En ese sentido es como si Quisiera ser grande funcionara como el anverso de Los cinco diablos: un niño en el cuerpo de un adulto, ambos tololos, porque, ¿de dónde se extrae la conjetura de que el alma de ese niño no envejeció también, a raíz de ese deseo otorgado? En ese caso sólo se trataba de un adulto recién estrenado, alguien que no sabe de qué se trata ejercer la adultez, nada que no le pase a varios de nosotrxs. En cambio la Vicky de la película de Mysius es todo lo contrario: una niña que contiene en sí todas las edades, todas las épocas, todos los dobleces temporales.

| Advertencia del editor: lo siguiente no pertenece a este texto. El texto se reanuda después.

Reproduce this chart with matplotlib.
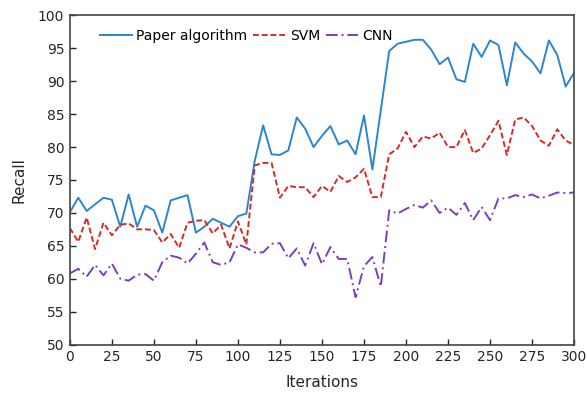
"""Recall vs iterations for three algorithms."""
import numpy as np
import matplotlib
matplotlib.use("Agg")
import matplotlib.pyplot as plt

iterations = np.arange(0, 301, 5)

paper = [70.1, 72.3, 70.3, 71.3, 72.3, 72.0, 67.9, 72.8, 67.9, 71.1,
         70.4, 67.0, 71.9, 72.3, 72.7, 67.0, 67.9, 69.1, 68.5, 67.9,
         69.5, 69.9, 77.9, 83.3, 78.9, 78.8, 79.5, 84.5, 82.8, 80.0,
         81.7, 83.2, 80.4, 81.0, 78.9, 84.8, 76.6, 85.6, 94.6, 95.7,
         96.0, 96.3, 96.3, 94.8, 92.6, 93.6, 90.3, 89.9, 95.7, 93.7,
         96.2, 95.5, 89.4, 95.9, 94.2, 93.0, 91.2, 96.2, 94.0, 89.2,
         91.3]
svm = [67.7, 65.6, 69.3, 64.5, 68.5, 66.6, 68.2, 68.4, 67.5, 67.5,
       67.4, 65.5, 66.8, 64.7, 68.5, 68.8, 68.9, 66.9, 68.2, 64.6,
       68.7, 65.2, 77.2, 77.6, 77.6, 72.3, 74.1, 73.9, 73.9, 72.4,
       74.1, 73.2, 75.6, 74.7, 75.4, 76.7, 72.4, 72.4, 78.9, 79.8,
       82.3, 80.0, 81.6, 81.3, 82.2, 80.0, 80.0, 82.6, 79.1, 79.8,
       81.8, 84.0, 78.8, 84.2, 84.5, 83.2, 81.0, 80.2, 82.7, 81.0,
       80.3]
cnn = [60.8, 61.5, 60.3, 62.1, 60.5, 62.3, 60.0, 59.7, 60.6, 60.7,
       59.7, 62.5, 63.5, 63.2, 62.3, 63.8, 65.5, 62.5, 62.1, 62.5,
       65.2, 64.7, 64.0, 64.0, 65.3, 65.4, 63.1, 64.6, 62.0, 65.4,
       62.2, 64.8, 63.0, 63.0, 57.2, 61.9, 63.3, 58.8, 70.4, 69.9,
       70.6, 71.2, 70.8, 71.9, 70.0, 70.8, 69.7, 71.5, 68.9, 70.9,
       68.9, 72.2, 72.2, 72.7, 72.4, 72.8, 72.2, 72.6, 73.1, 73.0,
       73.1]

fig = plt.figure(figsize=(5.87, 3.96), dpi=100)
ax = fig.add_axes([0.119, 0.130, 0.859, 0.831])

ax.plot(iterations, paper, color="#2b86cf", lw=1.4, label="Paper algorithm")
ax.plot(iterations, svm, color="#d42a2a", lw=1.4, ls=(0, (3, 1.5)), label="SVM")
ax.plot(iterations, cnn, color="#7e3fb5", lw=1.4, ls=(0, (6, 2, 1, 2)), label="CNN")

ax.set_xlim(0, 300)
ax.set_ylim(50, 100)
ax.set_xticks(range(0, 301, 25))
ax.set_yticks(range(50, 101, 5))
ax.tick_params(direction="in", length=4.5, width=1, labelsize=10, colors="#262626", pad=4)
for s in ax.spines.values():
    s.set_color("#444444")
    s.set_linewidth(1.2)
ax.set_xlabel("Iterations", fontsize=11, color="#262626", labelpad=8)
ax.set_ylabel("Recall", fontsize=11, color="#262626", labelpad=8)
ax.legend(loc="upper left", ncol=3, frameon=False, fontsize=10, handlelength=2.3,
          columnspacing=0.4, handletextpad=0.35, borderaxespad=0,
          bbox_to_anchor=(0.048, 0.975))

fig.savefig("out.png", dpi=100)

Es como si la película fuera acerca de la mujeridad. En la mayoría de las reseñas aparece la palabra “brujería” y me pregunto, ¿aún? Alguien se vincula con esencias, animales, yuyos y espíritus ¿y es brujería lo que hace?

Me quedo más con la hipótesis de la mujeridad arcaica y esencial, la de la madre mujer, y no por tener hijos, sino por poder tenerlos nomás; la mujeridad encarnada en una niña que todo lo ha olido, que todo lo puede ver y no es ya un ser en desarrollo sino un vórtice, un portal, que ha comprendido lo doloroso que es amar.